Hello -
So I've yet to hook up the laser scanner just yet, but I have some thoughts and past experience I'd like to share.
Once upon a time I built my own laser scanner. It was awesome, and it used two laser beams.. Well, actually one laser, split in to two beams and then broken out in to lines. The lines came in from either side of the camera and intersected at zero. Here's why - Any sloping surface greater than whatever the laser angle is will effectively mean an undercut that can't get scanned. This was bad for what I was doing. I didn't need dimensional accuracy as much as I needed an accurate visual representation. Anyway, I didn't use an XYZ gantry, I used a turntable. It was just better for what I was doing, and anyway, I had one on hand. Here's some pictures. Sorry for the high resolution.

Here's the rig in the flesh.

I had a little layout breadboard table I made out of ply. Good for this sort of thing. All the optics were affixed to the various stands. The laser was a big fat 50mW 650nm red - Plenty of power to go through all those lenses and still be seen by the camera. I photoshopped the beam a little bit to make it show up in the foreground.
Here's an animated GIF of the single line version. gotta start somewhere!

and here's the resulting point cloud, complete with noise.

After some processing in crappy VB programs written a long time ago by me, you get this.

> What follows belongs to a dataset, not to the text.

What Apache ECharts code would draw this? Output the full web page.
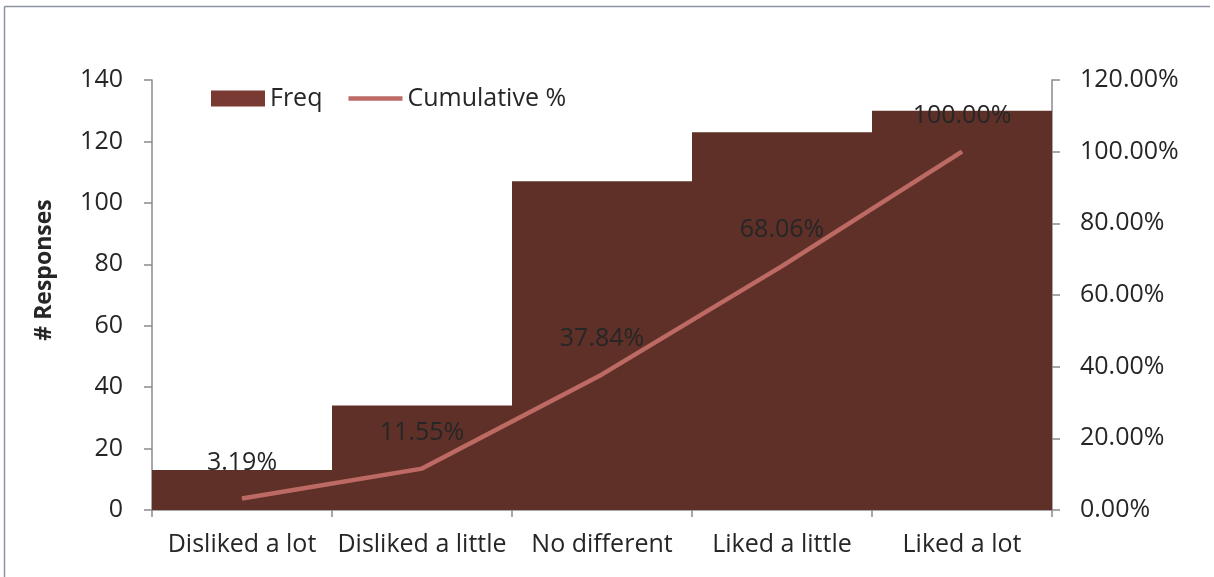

next up shots of the second scan. I ended up taking the brightness of the laser and assigning it to the brightness of the point (in the cloud) This kind of let me weight them visually - After all, I was just drawing these on sheets of styrofoam to cut with a jig saw. You can see on the left that there are purple and yellow points. these represented either laser. Both lines were scanned at the same time. Processing was done from center to left for one laser, and center to right for the other laser. This was NOT two scans, as in scan once, set up again, scan again, overlay.
This one is big - Scroll sideways. Sorry - Screen capturing from dual monitors makes messes like this.

For another part of the scan (for the sole of this shoe) you can really see where two lasers comes in handy. Blue and green represent left and right laser beams.

Now you guys can pick apart my lack of signal processing, inattention to detail, mathematical flaws, geometric laws bent and broken, but the results were pretty spectacular. After all, I was only going to render the scans by sharpie and jigsaw, so why blow weeks on software when I had foam to turn to dust?

Anyway, a little food for thought for producing the next generation of video scanner plug in software.
Also, a question - Can the plugin scan multiple strips and knit them in to one cloud? Solidworks 08 seems to be able to make sense of the mechanical probe-generated point clouds fairly well, and I've got an enormous machine, and it would be good to be able to scan big things.